* Exercise requirements *
Leave out all pictures and give back precisely the lines from the line with "Convert this chart to Chart.js code." to the line with "Arial, Helvetica, sans-serif';", including those two lines.

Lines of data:
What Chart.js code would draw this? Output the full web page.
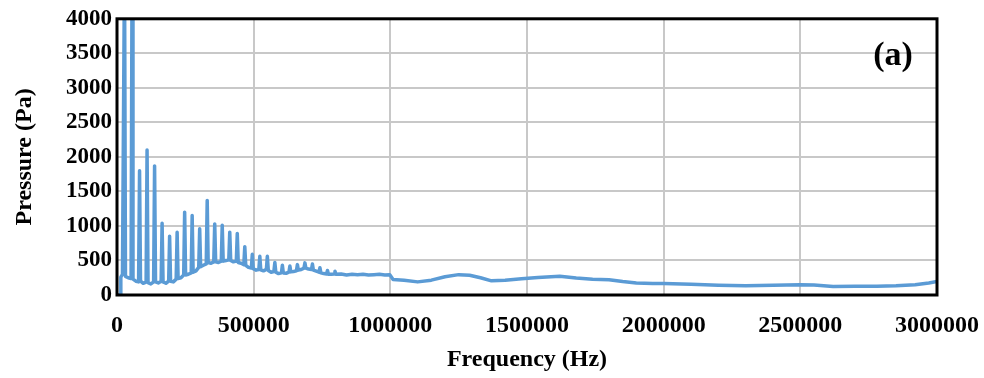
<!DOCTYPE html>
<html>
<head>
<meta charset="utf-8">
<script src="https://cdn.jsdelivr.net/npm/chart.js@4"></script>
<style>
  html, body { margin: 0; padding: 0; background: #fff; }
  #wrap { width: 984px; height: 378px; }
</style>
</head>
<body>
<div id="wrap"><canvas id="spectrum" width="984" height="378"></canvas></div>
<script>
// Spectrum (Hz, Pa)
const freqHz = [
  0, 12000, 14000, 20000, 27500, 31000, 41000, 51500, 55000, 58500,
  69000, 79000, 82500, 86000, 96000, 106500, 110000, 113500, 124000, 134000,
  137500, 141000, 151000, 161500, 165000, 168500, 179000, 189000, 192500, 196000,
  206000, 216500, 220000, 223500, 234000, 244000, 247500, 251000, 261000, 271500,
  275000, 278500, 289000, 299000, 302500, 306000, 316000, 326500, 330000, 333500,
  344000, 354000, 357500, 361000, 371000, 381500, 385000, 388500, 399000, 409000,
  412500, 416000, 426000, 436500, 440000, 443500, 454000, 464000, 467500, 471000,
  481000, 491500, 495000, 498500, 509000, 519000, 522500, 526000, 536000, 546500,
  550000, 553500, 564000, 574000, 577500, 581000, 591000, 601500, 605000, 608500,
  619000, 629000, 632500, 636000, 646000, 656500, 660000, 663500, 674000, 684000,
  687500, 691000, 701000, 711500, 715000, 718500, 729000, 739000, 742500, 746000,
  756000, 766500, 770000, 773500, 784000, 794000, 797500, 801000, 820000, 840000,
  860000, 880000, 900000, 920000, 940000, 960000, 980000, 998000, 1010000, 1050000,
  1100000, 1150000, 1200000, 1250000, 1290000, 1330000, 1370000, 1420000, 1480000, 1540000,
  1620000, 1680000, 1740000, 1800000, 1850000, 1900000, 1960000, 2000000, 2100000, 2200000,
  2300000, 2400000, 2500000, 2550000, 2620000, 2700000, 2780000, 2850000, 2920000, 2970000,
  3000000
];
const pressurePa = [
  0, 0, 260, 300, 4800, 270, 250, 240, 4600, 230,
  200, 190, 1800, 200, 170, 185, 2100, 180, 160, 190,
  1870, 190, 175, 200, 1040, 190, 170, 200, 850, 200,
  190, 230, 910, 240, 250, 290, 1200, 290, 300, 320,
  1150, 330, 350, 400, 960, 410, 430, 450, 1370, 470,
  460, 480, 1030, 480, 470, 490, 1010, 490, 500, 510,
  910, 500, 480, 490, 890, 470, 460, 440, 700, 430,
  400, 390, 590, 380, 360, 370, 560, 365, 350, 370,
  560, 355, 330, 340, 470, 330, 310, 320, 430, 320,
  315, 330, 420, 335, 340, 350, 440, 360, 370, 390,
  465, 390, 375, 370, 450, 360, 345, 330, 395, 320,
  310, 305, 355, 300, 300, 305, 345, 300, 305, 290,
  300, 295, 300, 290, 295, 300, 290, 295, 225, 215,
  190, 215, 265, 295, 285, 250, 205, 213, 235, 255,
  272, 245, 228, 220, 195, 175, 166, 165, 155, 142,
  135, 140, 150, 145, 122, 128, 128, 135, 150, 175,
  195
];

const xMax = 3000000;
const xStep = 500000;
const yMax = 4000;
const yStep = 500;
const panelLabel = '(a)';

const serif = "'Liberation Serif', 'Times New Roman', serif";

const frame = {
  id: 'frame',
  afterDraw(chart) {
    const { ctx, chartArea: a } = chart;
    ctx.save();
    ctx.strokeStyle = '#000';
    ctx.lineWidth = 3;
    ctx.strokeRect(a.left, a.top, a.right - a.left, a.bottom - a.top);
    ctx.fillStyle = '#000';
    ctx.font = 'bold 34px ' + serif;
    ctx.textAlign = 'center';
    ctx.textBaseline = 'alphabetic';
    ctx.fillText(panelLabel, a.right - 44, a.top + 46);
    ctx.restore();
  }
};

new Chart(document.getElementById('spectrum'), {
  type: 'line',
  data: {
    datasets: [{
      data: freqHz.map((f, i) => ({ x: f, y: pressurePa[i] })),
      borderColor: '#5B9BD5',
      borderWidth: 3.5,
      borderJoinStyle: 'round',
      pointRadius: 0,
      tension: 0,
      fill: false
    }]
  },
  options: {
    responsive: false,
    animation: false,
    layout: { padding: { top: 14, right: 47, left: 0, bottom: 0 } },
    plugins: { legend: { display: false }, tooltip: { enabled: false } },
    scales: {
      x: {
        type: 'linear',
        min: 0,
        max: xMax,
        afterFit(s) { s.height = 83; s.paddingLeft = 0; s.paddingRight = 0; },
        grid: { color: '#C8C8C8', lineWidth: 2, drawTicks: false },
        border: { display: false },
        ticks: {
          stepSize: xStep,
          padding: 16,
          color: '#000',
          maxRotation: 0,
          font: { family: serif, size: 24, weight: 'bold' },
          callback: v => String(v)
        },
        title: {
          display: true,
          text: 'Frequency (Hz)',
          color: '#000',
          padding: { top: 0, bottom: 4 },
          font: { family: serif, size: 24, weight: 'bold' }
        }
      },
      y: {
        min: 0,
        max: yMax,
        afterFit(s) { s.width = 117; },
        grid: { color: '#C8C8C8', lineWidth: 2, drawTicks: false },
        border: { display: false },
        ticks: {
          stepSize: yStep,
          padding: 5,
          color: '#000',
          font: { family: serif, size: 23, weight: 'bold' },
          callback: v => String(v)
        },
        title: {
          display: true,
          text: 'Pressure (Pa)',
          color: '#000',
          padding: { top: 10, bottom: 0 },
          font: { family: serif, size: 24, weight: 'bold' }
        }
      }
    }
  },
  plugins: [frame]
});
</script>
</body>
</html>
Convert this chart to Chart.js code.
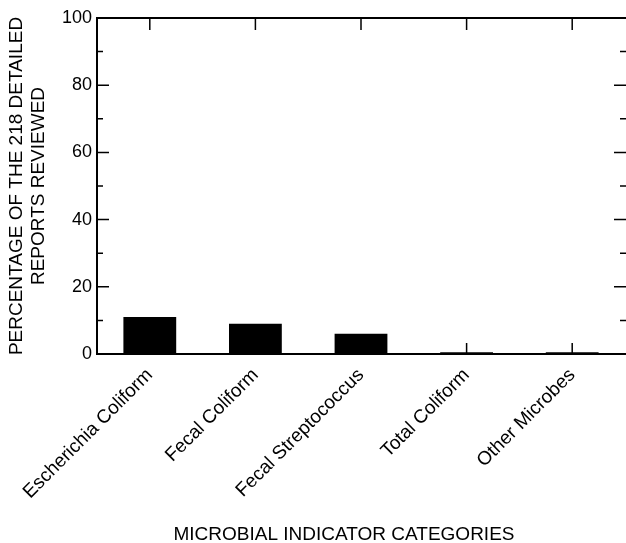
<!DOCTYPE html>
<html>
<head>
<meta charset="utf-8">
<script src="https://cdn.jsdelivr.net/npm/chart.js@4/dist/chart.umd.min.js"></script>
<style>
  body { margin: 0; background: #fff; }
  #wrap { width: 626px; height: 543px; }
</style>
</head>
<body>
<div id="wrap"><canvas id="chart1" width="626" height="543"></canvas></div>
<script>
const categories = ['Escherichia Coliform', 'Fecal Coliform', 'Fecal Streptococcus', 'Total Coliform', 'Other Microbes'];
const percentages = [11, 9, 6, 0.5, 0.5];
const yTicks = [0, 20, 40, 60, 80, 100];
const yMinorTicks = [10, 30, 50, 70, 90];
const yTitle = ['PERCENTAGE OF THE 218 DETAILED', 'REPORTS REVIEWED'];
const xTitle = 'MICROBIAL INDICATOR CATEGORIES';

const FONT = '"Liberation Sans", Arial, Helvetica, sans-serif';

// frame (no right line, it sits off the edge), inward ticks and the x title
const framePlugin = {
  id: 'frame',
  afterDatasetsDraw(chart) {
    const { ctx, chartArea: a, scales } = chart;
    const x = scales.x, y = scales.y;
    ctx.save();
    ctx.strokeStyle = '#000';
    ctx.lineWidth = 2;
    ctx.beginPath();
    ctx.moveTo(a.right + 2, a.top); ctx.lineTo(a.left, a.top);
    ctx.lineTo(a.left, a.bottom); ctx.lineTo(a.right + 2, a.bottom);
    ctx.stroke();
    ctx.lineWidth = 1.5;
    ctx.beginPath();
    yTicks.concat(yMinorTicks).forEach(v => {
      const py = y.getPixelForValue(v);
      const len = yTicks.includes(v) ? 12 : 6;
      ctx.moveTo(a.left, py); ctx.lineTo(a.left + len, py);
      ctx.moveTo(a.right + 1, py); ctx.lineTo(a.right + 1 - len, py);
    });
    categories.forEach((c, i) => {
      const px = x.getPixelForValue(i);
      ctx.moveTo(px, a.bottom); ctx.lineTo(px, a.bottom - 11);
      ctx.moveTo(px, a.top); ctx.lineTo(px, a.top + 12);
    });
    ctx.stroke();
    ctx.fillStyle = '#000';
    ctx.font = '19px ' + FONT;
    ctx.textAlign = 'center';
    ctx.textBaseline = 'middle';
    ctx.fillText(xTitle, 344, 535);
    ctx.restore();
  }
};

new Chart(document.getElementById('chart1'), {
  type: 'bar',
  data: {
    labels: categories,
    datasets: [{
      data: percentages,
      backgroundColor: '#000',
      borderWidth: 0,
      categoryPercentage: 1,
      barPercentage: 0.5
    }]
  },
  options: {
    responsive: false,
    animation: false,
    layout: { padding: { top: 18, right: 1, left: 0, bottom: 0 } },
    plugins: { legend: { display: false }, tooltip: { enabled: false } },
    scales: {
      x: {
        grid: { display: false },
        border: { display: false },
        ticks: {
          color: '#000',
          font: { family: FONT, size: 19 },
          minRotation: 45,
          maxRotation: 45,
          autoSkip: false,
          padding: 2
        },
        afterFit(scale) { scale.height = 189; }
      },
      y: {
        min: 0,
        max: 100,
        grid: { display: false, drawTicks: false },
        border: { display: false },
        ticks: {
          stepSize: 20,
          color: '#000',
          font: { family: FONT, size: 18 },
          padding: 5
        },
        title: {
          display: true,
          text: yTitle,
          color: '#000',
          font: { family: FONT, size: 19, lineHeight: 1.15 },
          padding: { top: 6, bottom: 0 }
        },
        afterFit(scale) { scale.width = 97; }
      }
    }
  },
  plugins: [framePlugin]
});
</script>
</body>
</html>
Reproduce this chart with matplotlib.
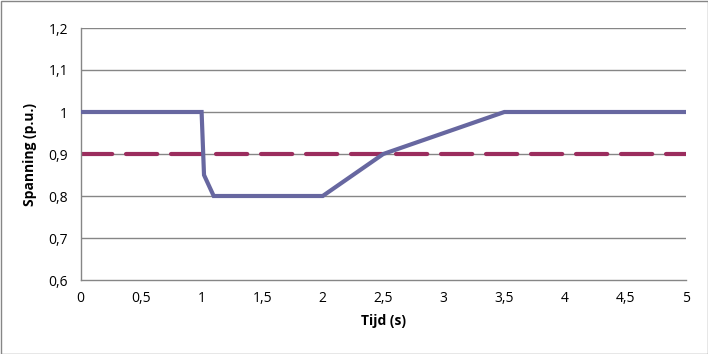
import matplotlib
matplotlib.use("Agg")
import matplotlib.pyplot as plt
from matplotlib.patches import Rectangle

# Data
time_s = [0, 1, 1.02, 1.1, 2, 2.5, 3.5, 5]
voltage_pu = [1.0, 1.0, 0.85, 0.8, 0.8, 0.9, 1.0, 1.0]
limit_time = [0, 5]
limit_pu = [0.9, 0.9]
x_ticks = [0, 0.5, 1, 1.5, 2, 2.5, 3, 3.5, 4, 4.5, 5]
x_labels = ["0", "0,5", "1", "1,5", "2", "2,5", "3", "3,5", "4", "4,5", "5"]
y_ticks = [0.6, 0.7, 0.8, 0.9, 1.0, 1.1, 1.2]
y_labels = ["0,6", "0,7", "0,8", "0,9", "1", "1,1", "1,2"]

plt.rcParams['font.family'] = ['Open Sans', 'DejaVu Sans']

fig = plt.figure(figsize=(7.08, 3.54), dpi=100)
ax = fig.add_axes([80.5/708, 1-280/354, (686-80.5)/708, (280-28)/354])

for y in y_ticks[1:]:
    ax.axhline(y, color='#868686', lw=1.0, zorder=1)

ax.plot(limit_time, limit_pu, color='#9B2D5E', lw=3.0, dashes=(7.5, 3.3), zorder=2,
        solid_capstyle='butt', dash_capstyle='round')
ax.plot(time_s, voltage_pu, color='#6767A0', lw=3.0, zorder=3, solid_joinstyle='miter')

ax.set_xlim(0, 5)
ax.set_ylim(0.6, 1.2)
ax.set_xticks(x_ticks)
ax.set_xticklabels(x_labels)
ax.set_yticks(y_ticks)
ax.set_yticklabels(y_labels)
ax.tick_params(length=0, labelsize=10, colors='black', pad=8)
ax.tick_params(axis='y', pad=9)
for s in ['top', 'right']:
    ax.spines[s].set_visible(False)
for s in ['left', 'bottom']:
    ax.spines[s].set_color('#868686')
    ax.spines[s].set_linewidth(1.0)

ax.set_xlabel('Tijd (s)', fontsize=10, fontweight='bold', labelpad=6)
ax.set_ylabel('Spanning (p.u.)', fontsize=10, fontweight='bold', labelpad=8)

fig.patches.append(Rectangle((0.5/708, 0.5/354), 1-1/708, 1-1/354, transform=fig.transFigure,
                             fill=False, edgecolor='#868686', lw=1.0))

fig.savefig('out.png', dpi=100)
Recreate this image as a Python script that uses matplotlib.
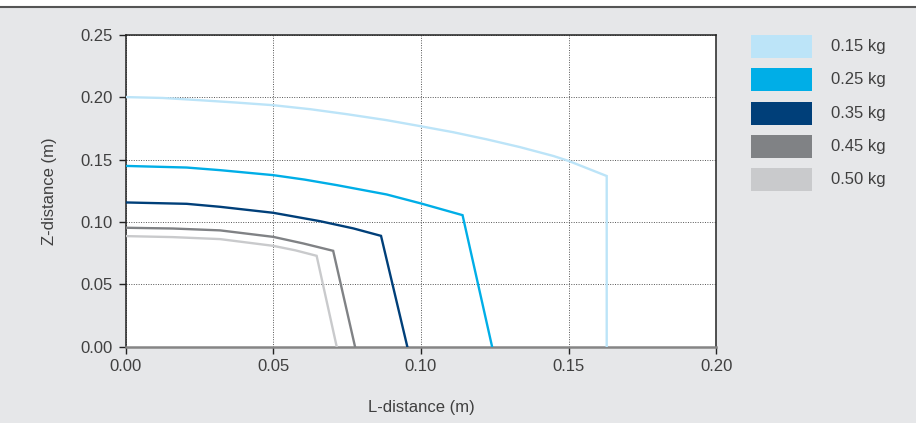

* Complete answer *
Convert this chart to Chart.js code.
<!DOCTYPE html>
<html>
<head>
<meta charset="utf-8">
<script src="https://cdn.jsdelivr.net/npm/chart.js@4/dist/chart.umd.min.js"></script>
<style>
  body { margin: 0; background: #fff; }
  #wrap { width: 626px; height: 543px; }
</style>
</head>
<body>
<div id="wrap"><canvas id="chart1" width="626" height="543"></canvas></div>
<script>
const categories = ['Escherichia Coliform', 'Fecal Coliform', 'Fecal Streptococcus', 'Total Coliform', 'Other Microbes'];
const percentages = [11, 9, 6, 0.5, 0.5];
const yTicks = [0, 20, 40, 60, 80, 100];
const yMinorTicks = [10, 30, 50, 70, 90];
const yTitle = ['PERCENTAGE OF THE 218 DETAILED', 'REPORTS REVIEWED'];
const xTitle = 'MICROBIAL INDICATOR CATEGORIES';

const FONT = '"Liberation Sans", Arial, Helvetica, sans-serif';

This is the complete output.